Cuando uno cruza el Estrecho en helicóptero en un vuelo nocturno Málaga-Ceuta asiste a un fascinante espectáculo de luz y sonido. La contribución sonora la aporta el obstinado ronroneo monocorde de las palas, en la línea del inquietante mundo monotónico del compositor Giacinto Scelsi, redescubierto para los legos por Eugenio Trías en su Imaginación sonora. Y la luz la ponen los millones de puntos que forman como una gigantesca luciérnaga serpenteando a lo largo de kilómetros y kilómetros de costa en una manifestación de despilfarro tan inútil como insolente en los tiempos oscuros que vivimos. El espectáculo sugiere las grandes exhibiciones de obsceno dispendio que preceden al declive de las civilizaciones. O que la acompañan, como sería el caso.

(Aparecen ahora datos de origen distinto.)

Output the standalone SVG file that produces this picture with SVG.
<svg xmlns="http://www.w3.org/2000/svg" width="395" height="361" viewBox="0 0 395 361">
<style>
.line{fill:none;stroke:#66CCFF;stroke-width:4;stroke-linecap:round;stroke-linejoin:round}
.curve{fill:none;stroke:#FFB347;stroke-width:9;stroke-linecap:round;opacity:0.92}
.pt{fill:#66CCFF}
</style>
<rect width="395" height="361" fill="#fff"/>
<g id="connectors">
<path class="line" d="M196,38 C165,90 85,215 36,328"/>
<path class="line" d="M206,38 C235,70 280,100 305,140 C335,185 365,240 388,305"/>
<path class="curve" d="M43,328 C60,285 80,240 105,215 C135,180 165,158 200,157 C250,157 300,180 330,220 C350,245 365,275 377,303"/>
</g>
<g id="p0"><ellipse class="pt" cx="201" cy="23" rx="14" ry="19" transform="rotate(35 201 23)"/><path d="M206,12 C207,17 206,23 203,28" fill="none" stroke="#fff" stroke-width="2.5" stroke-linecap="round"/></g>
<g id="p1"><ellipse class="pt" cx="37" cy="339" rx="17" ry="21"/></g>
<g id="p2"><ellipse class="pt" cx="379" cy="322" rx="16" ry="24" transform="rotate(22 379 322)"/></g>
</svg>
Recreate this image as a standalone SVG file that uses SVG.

La política de ahorro energético propuesta por el Gobierno opera, pues, sobre una realidad incontestable y procaz. Según datos publicados por este periódico, España consume unos 118 kilovatios/hora por habitante en alumbrado público. En Francia, la suma oscila entre 77 y 90, y en Alemania no llega a 50. Es decir, menos de la mitad de gasto en alumbrado en un país con bastantes horas menos de luz solar y más rico. Y por si no fuera bastante, aquí no dejamos el coche ni para mear.

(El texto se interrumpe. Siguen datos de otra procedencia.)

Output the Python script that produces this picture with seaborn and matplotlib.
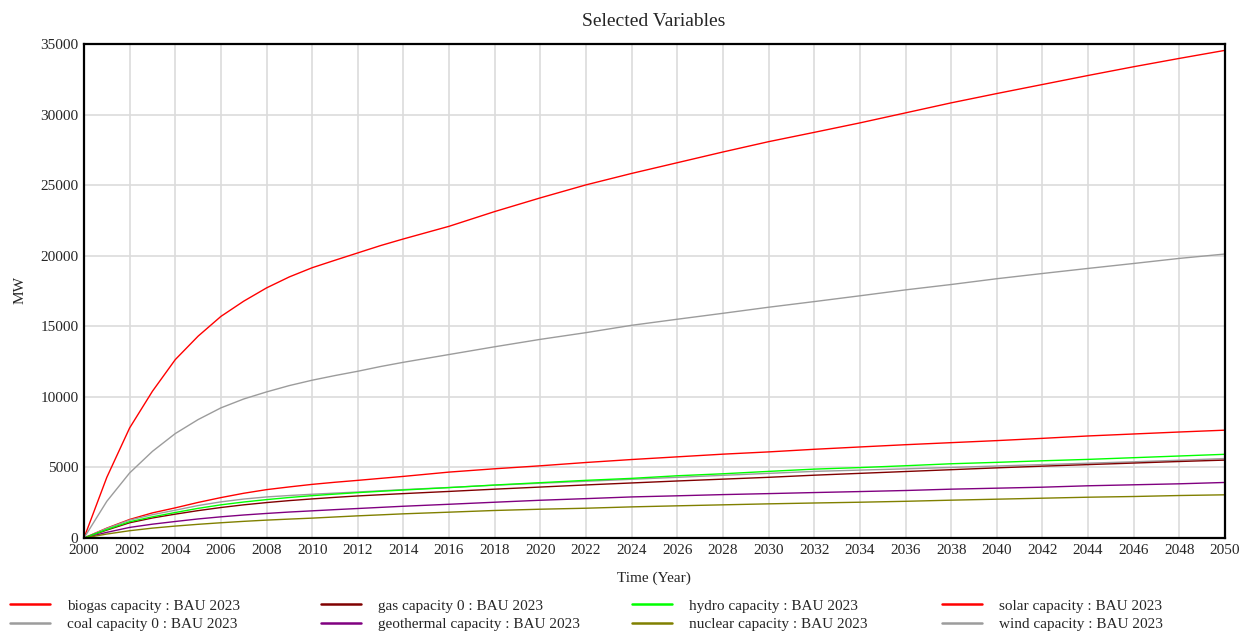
import pandas as pd
import seaborn as sns
import matplotlib.pyplot as plt
from matplotlib.lines import Line2D

# simulation output (MW)
years = [2000, 2001, 2002, 2003, 2004, 2005, 2006, 2007, 2008, 2009,
         2010, 2011, 2012, 2013, 2014, 2016, 2018, 2020, 2022, 2024, 2026, 2028, 2030,
         2032, 2034, 2036, 2038, 2040, 2042, 2044, 2046, 2048, 2050]

biogas = [0, 700, 1314, 1780, 2136, 2520, 2863, 3170, 3427, 3620,
          3800, 3950, 4084, 4225, 4365, 4670, 4905, 5116, 5350, 5560, 5750, 5940, 6100,
          6285, 6450, 6610, 6755, 6900, 7060, 7230, 7370, 7510, 7640]
coal = [0, 680, 1267, 1650, 1970, 2300, 2560, 2760, 2910, 3010,
        3100, 3180, 3260, 3345, 3430, 3580, 3740, 3880, 4020, 4160, 4300, 4440, 4580,
        4720, 4810, 4900, 5000, 5100, 5200, 5300, 5400, 5510, 5630]
gas = [0, 560, 1080, 1420, 1690, 1940, 2160, 2350, 2510, 2650,
       2770, 2880, 2980, 3065, 3145, 3300, 3460, 3610, 3760, 3900, 4040, 4170, 4300,
       4450, 4580, 4710, 4840, 4970, 5090, 5200, 5310, 5420, 5520]
geothermal = [0, 400, 750, 980, 1170, 1350, 1500, 1630, 1740, 1840,
              1925, 2010, 2090, 2170, 2250, 2390, 2535, 2675, 2790, 2910, 2990, 3075, 3145,
              3220, 3290, 3365, 3460, 3530, 3600, 3700, 3770, 3840, 3935]
hydro = [0, 600, 1150, 1500, 1807, 2100, 2350, 2550, 2720, 2870,
         3000, 3110, 3215, 3310, 3400, 3570, 3755, 3920, 4085, 4225, 4410, 4550, 4720,
         4880, 4990, 5120, 5260, 5360, 5470, 5570, 5690, 5810, 5930]
nuclear = [0, 280, 516, 700, 845, 970, 1080, 1180, 1267, 1340,
           1408, 1490, 1570, 1640, 1713, 1830, 1950, 2040, 2110, 2205, 2280, 2350, 2420,
           2480, 2535, 2600, 2680, 2750, 2820, 2890, 2940, 3010, 3060]
solar = [0, 4300, 7800, 10400, 12640, 14300, 15700, 16780, 17720, 18500,
         19150, 19680, 20200, 20720, 21190, 22085, 23130, 24100, 25020, 25830, 26590, 27350, 28080,
         28740, 29410, 30120, 30830, 31490, 32130, 32770, 33390, 33980, 34550]
wind = [0, 2600, 4610, 6140, 7400, 8390, 9220, 9850, 10350, 10800,
        11180, 11510, 11815, 12150, 12450, 13000, 13550, 14075, 14550, 15070, 15500, 15920, 16350,
        16750, 17160, 17580, 17960, 18370, 18740, 19100, 19450, 19810, 20120]

labels = ['biogas capacity : BAU 2023', 'coal capacity 0 : BAU 2023',
          'gas capacity 0 : BAU 2023', 'geothermal capacity : BAU 2023',
          'hydro capacity : BAU 2023', 'nuclear capacity : BAU 2023',
          'solar capacity : BAU 2023', 'wind capacity : BAU 2023']
colors = ['#ff0000', '#9c9c9c', '#800000', '#800080',
          '#00ff00', '#808000', '#ff0000', '#9c9c9c']

df = pd.DataFrame({'Year': years,
                   labels[0]: biogas, labels[1]: coal, labels[2]: gas,
                   labels[3]: geothermal, labels[4]: hydro, labels[5]: nuclear,
                   labels[6]: solar, labels[7]: wind})
long_df = df.melt(id_vars='Year', var_name='var', value_name='MW')

sns.set_style('white')
plt.rcParams['font.family'] = ['Liberation Serif', 'DejaVu Serif']

W, H = 1247, 633
fig = plt.figure(figsize=(W / 100, H / 100), dpi=100)
ax = fig.add_axes([84 / W, 1 - 538 / H, (1225 - 84) / W, (538 - 44) / H])

sns.lineplot(data=long_df, x='Year', y='MW', hue='var',
             palette=dict(zip(labels, colors)), linewidth=1.0,
             legend=False, ax=ax)

ax.set_xlim(2000, 2050)
ax.set_ylim(0, 35000)
ax.set_xticks(range(2000, 2051, 2))
ax.set_yticks(range(0, 35001, 5000))
ax.grid(True, color='#dcdcdc', linewidth=1.2)
ax.set_axisbelow(True)
for sp in ax.spines.values():
    sp.set_color('black')
    sp.set_linewidth(1.6)
ax.tick_params(length=0, labelsize=11, pad=4)
ax.set_xlabel('')
ax.set_ylabel('')

fig.text(654 / W, 1 - 21 / H, 'Selected Variables', ha='center', va='center', fontsize=14)
fig.text(654 / W, 1 - 578 / H, 'Time (Year)', ha='center', va='center', fontsize=11)
fig.text(20 / W, 1 - 290 / H, 'MW', ha='center', va='center', rotation=90, fontsize=11)

# legend: 4 columns of 2 rows
col_x = [10, 321, 632, 942]
for i, x0 in enumerate(col_x):
    handles = [Line2D([], [], color=colors[2 * i + k], linewidth=1.8) for k in range(2)]
    fig.legend(handles, labels[2 * i:2 * i + 2], loc='upper left',
               bbox_to_anchor=(x0 / W, 1 - 599 / H), frameon=False,
               fontsize=11, handlelength=2.6, handletextpad=1.1,
               borderpad=0, borderaxespad=0, labelspacing=0.33)

fig.savefig('out.png', dpi=100)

Este derroche es anterior a la crisis y tan insultante entonces como en el presente. Nada hicimos, y ahora, cuando truena, ocurre lo habitual: se toman atajos cuya eficacia está condicionada por las prisas. Y por el calendario electoral. El Gobierno ha pergeñado unas medidas, ninguna de ellas incorrecta, pero con el mismo impacto que el caudal de una regadera sobre un incendio. Los expertos sugieren dos chorros mucho más potentes: elevar la fiscalidad de los carburantes, que en España es aún baja, y restringir drásticamente el uso de coches privados en las ciudades. No se hará; ni siquiera después del 22-M.